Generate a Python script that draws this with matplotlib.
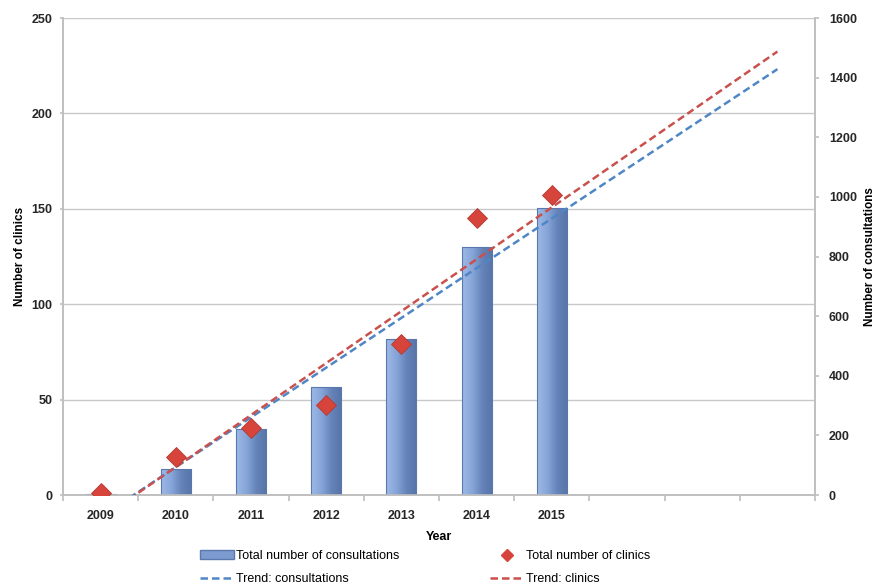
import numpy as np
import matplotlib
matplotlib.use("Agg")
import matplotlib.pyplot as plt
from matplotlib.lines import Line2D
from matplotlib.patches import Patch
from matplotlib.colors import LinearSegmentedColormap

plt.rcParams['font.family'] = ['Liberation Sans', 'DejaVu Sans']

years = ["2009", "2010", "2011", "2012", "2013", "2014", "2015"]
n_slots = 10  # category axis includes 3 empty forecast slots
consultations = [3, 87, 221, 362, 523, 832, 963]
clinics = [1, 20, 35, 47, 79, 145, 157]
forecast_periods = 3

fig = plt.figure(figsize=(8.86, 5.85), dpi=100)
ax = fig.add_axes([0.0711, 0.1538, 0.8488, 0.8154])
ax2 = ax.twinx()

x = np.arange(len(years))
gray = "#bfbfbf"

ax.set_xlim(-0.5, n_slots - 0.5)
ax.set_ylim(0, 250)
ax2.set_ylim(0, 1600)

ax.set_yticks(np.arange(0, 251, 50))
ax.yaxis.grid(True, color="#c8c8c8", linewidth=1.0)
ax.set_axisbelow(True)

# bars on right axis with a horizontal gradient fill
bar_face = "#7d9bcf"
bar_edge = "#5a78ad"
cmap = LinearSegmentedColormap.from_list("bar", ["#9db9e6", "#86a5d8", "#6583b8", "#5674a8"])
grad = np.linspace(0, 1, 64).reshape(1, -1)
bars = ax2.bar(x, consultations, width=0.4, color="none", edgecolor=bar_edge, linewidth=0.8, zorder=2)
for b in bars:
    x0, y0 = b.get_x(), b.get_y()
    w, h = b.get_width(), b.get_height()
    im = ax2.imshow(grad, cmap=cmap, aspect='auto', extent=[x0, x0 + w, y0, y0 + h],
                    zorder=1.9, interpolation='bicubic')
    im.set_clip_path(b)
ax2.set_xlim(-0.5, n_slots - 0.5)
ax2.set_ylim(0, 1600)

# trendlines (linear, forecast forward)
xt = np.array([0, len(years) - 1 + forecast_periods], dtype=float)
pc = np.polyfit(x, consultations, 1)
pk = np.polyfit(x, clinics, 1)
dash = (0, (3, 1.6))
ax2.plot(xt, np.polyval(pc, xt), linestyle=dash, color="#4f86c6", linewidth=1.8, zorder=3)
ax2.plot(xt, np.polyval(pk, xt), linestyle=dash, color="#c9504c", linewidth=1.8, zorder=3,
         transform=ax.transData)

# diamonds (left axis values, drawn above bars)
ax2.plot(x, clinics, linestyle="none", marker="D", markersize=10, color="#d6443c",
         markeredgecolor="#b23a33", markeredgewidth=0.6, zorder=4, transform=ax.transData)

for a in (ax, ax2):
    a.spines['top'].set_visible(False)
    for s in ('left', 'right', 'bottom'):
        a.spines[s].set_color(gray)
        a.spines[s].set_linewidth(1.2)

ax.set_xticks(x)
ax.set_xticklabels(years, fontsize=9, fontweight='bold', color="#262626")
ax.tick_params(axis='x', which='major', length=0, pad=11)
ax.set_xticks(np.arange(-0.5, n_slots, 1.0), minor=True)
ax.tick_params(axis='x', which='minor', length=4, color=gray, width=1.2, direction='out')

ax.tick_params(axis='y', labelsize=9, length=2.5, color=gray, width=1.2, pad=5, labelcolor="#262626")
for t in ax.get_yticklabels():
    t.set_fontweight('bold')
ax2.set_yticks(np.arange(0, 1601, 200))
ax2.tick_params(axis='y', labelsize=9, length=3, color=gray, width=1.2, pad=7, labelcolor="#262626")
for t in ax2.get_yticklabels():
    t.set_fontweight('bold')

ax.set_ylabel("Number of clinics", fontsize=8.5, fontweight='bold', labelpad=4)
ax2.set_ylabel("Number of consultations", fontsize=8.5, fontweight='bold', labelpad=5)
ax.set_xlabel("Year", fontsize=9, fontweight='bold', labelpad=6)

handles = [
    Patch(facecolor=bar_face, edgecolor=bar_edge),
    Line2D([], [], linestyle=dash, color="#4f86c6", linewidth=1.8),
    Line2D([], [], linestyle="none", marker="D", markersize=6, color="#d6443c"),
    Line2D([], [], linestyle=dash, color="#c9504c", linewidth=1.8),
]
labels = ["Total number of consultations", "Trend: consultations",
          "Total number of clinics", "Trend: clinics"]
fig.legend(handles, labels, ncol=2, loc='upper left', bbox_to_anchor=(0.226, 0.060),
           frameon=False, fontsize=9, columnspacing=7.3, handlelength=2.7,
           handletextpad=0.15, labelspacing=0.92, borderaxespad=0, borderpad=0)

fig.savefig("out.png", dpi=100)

++++

What to do =
Make an exact copy of the listing above. Do not include the pictures.

Completed task =
Generate a Python script that draws this with matplotlib.
import numpy as np
import matplotlib
matplotlib.use("Agg")
import matplotlib.pyplot as plt
from matplotlib.lines import Line2D
from matplotlib.patches import Patch
from matplotlib.colors import LinearSegmentedColormap

plt.rcParams['font.family'] = ['Liberation Sans', 'DejaVu Sans']

years = ["2009", "2010", "2011", "2012", "2013", "2014", "2015"]
n_slots = 10  # category axis includes 3 empty forecast slots
consultations = [3, 87, 221, 362, 523, 832, 963]
clinics = [1, 20, 35, 47, 79, 145, 157]
forecast_periods = 3

fig = plt.figure(figsize=(8.86, 5.85), dpi=100)
ax = fig.add_axes([0.0711, 0.1538, 0.8488, 0.8154])
ax2 = ax.twinx()

x = np.arange(len(years))
gray = "#bfbfbf"

ax.set_xlim(-0.5, n_slots - 0.5)
ax.set_ylim(0, 250)
ax2.set_ylim(0, 1600)

ax.set_yticks(np.arange(0, 251, 50))
ax.yaxis.grid(True, color="#c8c8c8", linewidth=1.0)
ax.set_axisbelow(True)

# bars on right axis with a horizontal gradient fill
bar_face = "#7d9bcf"
bar_edge = "#5a78ad"
cmap = LinearSegmentedColormap.from_list("bar", ["#9db9e6", "#86a5d8", "#6583b8", "#5674a8"])
grad = np.linspace(0, 1, 64).reshape(1, -1)
bars = ax2.bar(x, consultations, width=0.4, color="none", edgecolor=bar_edge, linewidth=0.8, zorder=2)
for b in bars:
    x0, y0 = b.get_x(), b.get_y()
    w, h = b.get_width(), b.get_height()
    im = ax2.imshow(grad, cmap=cmap, aspect='auto', extent=[x0, x0 + w, y0, y0 + h],
                    zorder=1.9, interpolation='bicubic')
    im.set_clip_path(b)
ax2.set_xlim(-0.5, n_slots - 0.5)
ax2.set_ylim(0, 1600)

# trendlines (linear, forecast forward)
xt = np.array([0, len(years) - 1 + forecast_periods], dtype=float)
pc = np.polyfit(x, consultations, 1)
pk = np.polyfit(x, clinics, 1)
dash = (0, (3, 1.6))
ax2.plot(xt, np.polyval(pc, xt), linestyle=dash, color="#4f86c6", linewidth=1.8, zorder=3)
ax2.plot(xt, np.polyval(pk, xt), linestyle=dash, color="#c9504c", linewidth=1.8, zorder=3,
         transform=ax.transData)

# diamonds (left axis values, drawn above bars)
ax2.plot(x, clinics, linestyle="none", marker="D", markersize=10, color="#d6443c",
         markeredgecolor="#b23a33", markeredgewidth=0.6, zorder=4, transform=ax.transData)

for a in (ax, ax2):
    a.spines['top'].set_visible(False)
    for s in ('left', 'right', 'bottom'):
        a.spines[s].set_color(gray)
        a.spines[s].set_linewidth(1.2)

ax.set_xticks(x)
ax.set_xticklabels(years, fontsize=9, fontweight='bold', color="#262626")
ax.tick_params(axis='x', which='major', length=0, pad=11)
ax.set_xticks(np.arange(-0.5, n_slots, 1.0), minor=True)
ax.tick_params(axis='x', which='minor', length=4, color=gray, width=1.2, direction='out')

ax.tick_params(axis='y', labelsize=9, length=2.5, color=gray, width=1.2, pad=5, labelcolor="#262626")
for t in ax.get_yticklabels():
    t.set_fontweight('bold')
ax2.set_yticks(np.arange(0, 1601, 200))
ax2.tick_params(axis='y', labelsize=9, length=3, color=gray, width=1.2, pad=7, labelcolor="#262626")
for t in ax2.get_yticklabels():
    t.set_fontweight('bold')

ax.set_ylabel("Number of clinics", fontsize=8.5, fontweight='bold', labelpad=4)
ax2.set_ylabel("Number of consultations", fontsize=8.5, fontweight='bold', labelpad=5)
ax.set_xlabel("Year", fontsize=9, fontweight='bold', labelpad=6)

handles = [
    Patch(facecolor=bar_face, edgecolor=bar_edge),
    Line2D([], [], linestyle=dash, color="#4f86c6", linewidth=1.8),
    Line2D([], [], linestyle="none", marker="D", markersize=6, color="#d6443c"),
    Line2D([], [], linestyle=dash, color="#c9504c", linewidth=1.8),
]
labels = ["Total number of consultations", "Trend: consultations",
          "Total number of clinics", "Trend: clinics"]
fig.legend(handles, labels, ncol=2, loc='upper left', bbox_to_anchor=(0.226, 0.060),
           frameon=False, fontsize=9, columnspacing=7.3, handlelength=2.7,
           handletextpad=0.15, labelspacing=0.92, borderaxespad=0, borderpad=0)

fig.savefig("out.png", dpi=100)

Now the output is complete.